I have taught and practiced both ways for many years. And in the end, it will be a personal preference for each individual. I do think you need to practice both ways and get proficient with each. I believe you will be a little bit more efficient drawing with the seat belt on but it truly depends upon the circumstances.
In the anatomical sense, your seatbelt has two belts, one diagonal across your body and one horizontal across your hips. Both belts are joined at the waist by a connector, which then fits into a “receiver” to secure it.
Consider that when you’re belted in, your gun will be positioned slightly behind the connector. And thus, technically you could get a good key grip on your weapon, lean forward, clear both your holster and your seat belt, and then present your weapon to the threat. All without disconnecting the safety belt and clearing it out of the way.
For many people. this method is easier and more efficient simply because they want to deal with as few steps as possible while under the extreme stress of being attacked. Depending upon the type and level of your training, you may find it too difficult or too slow to release the belt, move it out of the way, and then pull your gun in time to draw down on your attacker.
|All clear? In a vehicle, always use all the mirrors to spot potential threats from all directions.|
To add to this, keep in mind that during all the chaos, if you choose to release the seat belt first and then draw your weapon, you could easily sweep your hand or arm with the muzzle.
Over many years, I have personally absorbed the action of running my firing-side hand down the diagonal aspect of my seat belt and releasing it. As a matter of fact, I do this naturally every time I get out of a vehicle. And so when things go south quickly, I will undoubtedly employ this method of clearing the seat belt to draw my gun and address whatever threats I face.
I would suggest that you practice both and get proficient with both. But once you find the method you are “sweet” on, stick with it so that you will build that motor response over time and have it when you need it most!
That said, let’s review what I consider the correct procedure for drawing your gun from a hip holster with your seat belt on:
- Identify the threat and get a key grip on your weapon.
- Lean forward.
- Clear your holster and belt.
- Get your support hand very tight on an anatomical reference, such as your chest.
- Present the weapon in a compressed position (not fully extended) to the threat. Turn to give yourself a biomechanical advantage but remember to lower your profile as much as possible in the process.
- You will have to rely on your own body for stability, and you will most likely employ a one-handed grip on the weapon. In the majority of situations, you won’t have the time to use a two-handed platform and any classical type platforms you may practice at the range such as Weaver, Modified Weaver or Isosceles, which will not work in real life let alone a confined space.
What if the threat is in front of the vehicle?
In the case of an immediate threat in front of your vehicle, remember you will need to shoot through the windshield first.
Follow the same procedures we’ve already gone over. Get a key grip on your gun, lean forward a little, draw your weapon and direct it forward at the threat in a somewhat compressed posture. And make sure you are clear of the steering wheel and dashboard when you fire.
There are some people who will want to use the steering wheel for support. But realistically, you won’t have time. Stay with the basics for efficiency so that you can respond swiftly to the threat.

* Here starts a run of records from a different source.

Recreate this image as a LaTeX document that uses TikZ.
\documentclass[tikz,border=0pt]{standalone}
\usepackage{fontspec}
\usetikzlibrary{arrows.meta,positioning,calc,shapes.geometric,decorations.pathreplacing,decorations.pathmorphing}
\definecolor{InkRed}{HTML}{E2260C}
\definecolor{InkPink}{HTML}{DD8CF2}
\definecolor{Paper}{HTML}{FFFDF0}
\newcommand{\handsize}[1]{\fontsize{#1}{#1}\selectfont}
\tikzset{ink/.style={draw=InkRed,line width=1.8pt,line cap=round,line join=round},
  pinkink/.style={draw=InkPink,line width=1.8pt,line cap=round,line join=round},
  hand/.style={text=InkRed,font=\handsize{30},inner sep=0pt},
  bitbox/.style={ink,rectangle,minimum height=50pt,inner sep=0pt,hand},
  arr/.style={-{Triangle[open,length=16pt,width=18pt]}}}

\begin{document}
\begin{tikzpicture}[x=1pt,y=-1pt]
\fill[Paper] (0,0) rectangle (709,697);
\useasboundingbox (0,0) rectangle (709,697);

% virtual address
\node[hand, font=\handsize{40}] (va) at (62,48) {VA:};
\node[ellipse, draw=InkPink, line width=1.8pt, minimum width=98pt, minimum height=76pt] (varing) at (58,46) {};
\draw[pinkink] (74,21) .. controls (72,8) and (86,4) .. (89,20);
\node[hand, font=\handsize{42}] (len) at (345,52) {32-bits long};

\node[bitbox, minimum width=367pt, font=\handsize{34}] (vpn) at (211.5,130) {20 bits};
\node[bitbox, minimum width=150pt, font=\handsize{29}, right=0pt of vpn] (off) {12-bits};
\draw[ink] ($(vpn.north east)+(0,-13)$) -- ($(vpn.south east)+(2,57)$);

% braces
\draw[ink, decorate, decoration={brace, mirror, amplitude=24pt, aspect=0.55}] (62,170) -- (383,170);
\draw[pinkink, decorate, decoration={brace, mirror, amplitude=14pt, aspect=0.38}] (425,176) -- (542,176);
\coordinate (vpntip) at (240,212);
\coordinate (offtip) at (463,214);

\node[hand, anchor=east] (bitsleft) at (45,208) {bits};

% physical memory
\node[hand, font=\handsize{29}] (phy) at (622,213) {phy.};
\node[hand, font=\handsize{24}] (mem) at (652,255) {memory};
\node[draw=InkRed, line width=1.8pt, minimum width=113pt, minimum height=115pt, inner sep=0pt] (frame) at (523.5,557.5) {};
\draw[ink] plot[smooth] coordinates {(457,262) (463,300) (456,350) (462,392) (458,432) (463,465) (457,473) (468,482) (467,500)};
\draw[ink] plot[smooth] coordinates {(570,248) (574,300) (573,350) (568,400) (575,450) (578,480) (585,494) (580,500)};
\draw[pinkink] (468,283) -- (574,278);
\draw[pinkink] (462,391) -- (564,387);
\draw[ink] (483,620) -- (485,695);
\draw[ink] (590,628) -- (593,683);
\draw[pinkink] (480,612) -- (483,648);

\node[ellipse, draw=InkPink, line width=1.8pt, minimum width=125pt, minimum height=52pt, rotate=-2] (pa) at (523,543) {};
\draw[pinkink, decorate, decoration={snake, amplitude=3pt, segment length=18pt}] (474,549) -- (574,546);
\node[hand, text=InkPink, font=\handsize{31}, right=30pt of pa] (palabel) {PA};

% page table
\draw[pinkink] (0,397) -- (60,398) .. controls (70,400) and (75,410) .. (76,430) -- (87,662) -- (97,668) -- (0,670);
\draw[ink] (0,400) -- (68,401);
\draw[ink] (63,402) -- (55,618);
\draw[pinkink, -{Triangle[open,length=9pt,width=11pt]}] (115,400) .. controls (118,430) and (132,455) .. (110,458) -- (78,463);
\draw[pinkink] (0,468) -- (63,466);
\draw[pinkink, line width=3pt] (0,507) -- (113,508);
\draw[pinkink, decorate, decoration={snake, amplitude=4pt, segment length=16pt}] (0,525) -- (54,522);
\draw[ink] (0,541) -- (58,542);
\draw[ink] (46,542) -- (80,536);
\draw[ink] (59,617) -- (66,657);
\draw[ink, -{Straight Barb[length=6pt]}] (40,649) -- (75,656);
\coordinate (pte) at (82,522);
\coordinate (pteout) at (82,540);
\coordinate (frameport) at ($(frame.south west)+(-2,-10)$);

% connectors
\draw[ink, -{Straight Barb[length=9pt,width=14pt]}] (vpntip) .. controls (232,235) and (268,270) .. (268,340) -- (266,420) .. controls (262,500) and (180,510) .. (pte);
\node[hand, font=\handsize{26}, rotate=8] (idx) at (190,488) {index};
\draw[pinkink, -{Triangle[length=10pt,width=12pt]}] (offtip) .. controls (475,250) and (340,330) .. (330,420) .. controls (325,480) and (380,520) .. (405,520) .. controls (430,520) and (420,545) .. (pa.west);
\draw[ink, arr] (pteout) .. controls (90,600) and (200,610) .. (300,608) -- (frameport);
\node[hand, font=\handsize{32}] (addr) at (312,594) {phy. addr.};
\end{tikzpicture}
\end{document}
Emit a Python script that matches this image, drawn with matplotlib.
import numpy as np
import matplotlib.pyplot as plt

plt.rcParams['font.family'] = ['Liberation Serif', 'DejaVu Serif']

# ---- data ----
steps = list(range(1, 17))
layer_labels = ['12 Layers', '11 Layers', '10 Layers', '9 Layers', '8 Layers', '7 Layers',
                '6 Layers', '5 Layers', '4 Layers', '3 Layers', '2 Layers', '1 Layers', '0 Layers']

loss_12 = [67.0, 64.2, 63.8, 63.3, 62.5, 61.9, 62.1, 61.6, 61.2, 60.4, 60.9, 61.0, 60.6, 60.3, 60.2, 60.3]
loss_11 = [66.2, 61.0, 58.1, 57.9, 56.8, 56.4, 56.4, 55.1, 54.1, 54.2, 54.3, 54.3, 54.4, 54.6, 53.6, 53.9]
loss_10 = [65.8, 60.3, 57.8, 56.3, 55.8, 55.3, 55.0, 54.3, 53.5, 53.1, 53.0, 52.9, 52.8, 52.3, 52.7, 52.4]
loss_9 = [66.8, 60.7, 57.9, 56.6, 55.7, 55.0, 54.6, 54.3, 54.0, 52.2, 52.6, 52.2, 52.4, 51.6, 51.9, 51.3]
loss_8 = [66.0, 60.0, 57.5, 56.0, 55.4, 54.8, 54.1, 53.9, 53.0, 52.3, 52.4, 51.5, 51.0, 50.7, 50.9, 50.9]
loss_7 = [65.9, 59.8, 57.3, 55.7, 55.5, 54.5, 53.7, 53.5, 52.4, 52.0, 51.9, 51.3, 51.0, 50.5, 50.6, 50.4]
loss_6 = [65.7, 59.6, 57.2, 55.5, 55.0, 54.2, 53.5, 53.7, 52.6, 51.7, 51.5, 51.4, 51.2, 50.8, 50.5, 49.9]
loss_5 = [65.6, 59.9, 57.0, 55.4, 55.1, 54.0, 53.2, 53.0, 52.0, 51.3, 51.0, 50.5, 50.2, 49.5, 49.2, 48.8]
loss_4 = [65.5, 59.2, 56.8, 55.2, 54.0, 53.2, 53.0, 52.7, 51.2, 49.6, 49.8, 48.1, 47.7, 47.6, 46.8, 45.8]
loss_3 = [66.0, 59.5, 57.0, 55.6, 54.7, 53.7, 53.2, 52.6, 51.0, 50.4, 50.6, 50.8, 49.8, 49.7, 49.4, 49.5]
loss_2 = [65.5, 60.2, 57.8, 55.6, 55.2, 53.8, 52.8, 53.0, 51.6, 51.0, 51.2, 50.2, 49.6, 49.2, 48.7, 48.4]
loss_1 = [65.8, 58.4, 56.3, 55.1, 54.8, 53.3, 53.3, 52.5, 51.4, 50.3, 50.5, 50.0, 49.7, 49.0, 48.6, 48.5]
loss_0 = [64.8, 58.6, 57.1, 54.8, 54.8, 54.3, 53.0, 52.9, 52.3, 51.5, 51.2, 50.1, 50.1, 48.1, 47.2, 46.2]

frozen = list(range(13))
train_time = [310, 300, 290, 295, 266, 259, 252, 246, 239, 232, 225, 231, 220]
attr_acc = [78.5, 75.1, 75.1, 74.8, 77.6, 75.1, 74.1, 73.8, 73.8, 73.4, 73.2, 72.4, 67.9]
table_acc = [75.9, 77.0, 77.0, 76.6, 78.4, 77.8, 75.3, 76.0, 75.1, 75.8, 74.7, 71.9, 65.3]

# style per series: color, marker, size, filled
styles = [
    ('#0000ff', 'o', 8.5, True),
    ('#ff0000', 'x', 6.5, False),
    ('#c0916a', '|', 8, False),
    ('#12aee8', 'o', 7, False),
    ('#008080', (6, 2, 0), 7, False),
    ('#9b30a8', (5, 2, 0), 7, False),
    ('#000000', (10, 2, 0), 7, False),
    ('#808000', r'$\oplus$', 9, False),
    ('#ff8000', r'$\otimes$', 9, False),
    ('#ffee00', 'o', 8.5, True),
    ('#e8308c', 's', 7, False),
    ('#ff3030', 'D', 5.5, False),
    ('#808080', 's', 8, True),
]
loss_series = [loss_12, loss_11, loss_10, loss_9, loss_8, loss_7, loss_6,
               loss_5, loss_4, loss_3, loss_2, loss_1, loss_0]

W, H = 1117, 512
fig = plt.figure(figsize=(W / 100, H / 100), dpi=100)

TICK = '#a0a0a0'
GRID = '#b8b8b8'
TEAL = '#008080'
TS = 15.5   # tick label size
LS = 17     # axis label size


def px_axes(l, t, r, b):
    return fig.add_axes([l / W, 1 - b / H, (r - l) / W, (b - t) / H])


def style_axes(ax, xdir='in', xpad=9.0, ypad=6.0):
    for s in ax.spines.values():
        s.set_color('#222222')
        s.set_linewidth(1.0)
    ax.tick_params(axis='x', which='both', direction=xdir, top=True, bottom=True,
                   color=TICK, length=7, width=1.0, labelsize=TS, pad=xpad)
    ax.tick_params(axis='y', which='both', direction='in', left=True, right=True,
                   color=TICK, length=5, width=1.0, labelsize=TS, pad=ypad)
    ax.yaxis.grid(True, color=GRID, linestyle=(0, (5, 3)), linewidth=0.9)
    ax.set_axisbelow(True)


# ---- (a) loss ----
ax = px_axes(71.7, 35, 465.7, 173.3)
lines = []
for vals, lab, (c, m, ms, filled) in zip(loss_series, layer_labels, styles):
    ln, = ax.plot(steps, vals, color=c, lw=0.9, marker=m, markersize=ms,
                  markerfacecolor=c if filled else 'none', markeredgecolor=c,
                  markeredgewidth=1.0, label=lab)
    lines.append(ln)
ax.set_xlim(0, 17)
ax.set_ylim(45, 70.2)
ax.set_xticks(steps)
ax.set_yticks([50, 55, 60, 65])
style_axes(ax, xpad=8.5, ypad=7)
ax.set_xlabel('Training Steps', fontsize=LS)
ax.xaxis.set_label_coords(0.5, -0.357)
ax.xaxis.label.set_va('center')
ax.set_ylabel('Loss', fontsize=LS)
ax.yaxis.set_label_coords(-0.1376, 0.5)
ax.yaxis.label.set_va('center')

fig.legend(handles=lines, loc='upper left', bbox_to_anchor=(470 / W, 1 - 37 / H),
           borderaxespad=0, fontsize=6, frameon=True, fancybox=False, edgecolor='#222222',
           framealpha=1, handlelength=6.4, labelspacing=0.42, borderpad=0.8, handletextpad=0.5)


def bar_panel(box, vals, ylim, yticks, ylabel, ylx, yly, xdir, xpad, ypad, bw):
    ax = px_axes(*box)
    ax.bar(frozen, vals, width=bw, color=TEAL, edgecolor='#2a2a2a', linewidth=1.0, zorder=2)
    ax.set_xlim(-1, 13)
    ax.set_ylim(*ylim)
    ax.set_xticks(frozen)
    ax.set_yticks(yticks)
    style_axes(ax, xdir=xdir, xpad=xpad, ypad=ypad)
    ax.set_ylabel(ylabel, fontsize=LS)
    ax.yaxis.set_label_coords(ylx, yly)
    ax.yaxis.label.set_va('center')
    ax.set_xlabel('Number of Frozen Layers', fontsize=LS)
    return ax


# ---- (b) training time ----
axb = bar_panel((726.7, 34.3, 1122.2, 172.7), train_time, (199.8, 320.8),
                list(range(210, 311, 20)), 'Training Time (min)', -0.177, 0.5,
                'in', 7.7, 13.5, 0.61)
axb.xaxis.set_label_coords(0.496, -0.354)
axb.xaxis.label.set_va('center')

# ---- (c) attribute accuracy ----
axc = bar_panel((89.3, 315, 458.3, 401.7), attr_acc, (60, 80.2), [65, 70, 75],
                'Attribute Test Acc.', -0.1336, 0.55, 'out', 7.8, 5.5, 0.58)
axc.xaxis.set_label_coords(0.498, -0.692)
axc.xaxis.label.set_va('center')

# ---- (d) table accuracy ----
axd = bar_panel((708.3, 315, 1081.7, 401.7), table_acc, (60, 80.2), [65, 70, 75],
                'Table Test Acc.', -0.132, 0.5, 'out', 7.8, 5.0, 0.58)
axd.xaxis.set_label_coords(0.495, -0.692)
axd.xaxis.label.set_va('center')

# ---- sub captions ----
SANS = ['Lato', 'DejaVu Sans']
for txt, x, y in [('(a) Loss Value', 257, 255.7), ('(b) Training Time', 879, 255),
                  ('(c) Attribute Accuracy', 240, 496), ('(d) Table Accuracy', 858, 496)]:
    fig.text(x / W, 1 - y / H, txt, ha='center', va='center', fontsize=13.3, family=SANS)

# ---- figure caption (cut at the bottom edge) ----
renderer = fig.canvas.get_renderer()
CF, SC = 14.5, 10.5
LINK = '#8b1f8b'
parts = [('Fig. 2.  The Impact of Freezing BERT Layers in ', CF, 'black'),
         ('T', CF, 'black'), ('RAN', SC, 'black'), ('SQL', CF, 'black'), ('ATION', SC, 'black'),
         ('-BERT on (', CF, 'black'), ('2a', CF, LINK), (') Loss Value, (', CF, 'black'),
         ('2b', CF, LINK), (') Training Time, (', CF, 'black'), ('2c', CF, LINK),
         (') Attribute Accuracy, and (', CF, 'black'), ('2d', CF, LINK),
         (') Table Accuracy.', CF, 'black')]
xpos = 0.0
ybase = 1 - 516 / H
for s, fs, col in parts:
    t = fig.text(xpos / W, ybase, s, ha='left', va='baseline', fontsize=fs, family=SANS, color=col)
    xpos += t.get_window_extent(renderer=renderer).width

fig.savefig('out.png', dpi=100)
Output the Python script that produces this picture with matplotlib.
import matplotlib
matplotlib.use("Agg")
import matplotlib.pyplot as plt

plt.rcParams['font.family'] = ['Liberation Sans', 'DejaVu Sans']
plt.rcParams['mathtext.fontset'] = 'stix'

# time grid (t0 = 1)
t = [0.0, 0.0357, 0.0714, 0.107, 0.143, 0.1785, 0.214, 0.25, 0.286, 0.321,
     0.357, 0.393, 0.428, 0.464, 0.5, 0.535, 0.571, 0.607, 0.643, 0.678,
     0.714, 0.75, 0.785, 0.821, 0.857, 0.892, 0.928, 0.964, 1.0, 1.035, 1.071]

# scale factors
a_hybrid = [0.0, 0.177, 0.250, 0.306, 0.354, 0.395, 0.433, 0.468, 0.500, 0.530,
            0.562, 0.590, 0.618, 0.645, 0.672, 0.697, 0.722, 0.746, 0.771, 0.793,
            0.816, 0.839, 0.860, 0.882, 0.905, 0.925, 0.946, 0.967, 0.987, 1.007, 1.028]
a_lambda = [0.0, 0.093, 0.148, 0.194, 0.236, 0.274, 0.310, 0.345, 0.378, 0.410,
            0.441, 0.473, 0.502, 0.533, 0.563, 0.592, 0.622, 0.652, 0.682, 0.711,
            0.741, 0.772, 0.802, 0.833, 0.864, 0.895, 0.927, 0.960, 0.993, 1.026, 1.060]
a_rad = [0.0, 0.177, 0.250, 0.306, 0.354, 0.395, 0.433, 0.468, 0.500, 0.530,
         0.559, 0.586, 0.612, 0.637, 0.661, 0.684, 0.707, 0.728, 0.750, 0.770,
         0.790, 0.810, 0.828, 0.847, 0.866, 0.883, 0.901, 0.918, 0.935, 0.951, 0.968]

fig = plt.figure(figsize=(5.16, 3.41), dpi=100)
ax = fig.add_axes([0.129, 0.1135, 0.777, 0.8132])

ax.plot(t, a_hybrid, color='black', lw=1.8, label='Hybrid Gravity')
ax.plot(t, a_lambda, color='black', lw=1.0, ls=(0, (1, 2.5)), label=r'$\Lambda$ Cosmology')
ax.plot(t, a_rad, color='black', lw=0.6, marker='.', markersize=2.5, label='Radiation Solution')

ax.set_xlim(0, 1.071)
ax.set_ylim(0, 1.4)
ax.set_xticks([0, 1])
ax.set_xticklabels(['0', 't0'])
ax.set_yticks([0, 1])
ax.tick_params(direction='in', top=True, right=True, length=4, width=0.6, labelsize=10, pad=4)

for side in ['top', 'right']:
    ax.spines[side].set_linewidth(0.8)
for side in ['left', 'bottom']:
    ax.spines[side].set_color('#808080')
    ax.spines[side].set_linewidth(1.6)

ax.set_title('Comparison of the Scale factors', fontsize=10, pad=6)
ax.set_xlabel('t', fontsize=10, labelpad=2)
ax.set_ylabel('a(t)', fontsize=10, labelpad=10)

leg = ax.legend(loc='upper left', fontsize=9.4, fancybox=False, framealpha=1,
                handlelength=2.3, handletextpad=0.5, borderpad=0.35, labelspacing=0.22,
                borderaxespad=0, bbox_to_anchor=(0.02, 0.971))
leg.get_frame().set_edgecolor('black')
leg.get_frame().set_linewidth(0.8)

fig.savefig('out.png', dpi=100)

As I said earlier, there are other factors such as when there is another person in the passenger seat or when the attacker is on the move or when there are multiple attackers or if the attacker is in the vehicle with you. You must take all of this and more into consideration as you analyze the situation and take action.
The key is to stay focused on the objective, which is getting through the conflict alive and as unscathed as possible. And to that end, you must train for this type of vehicle combat.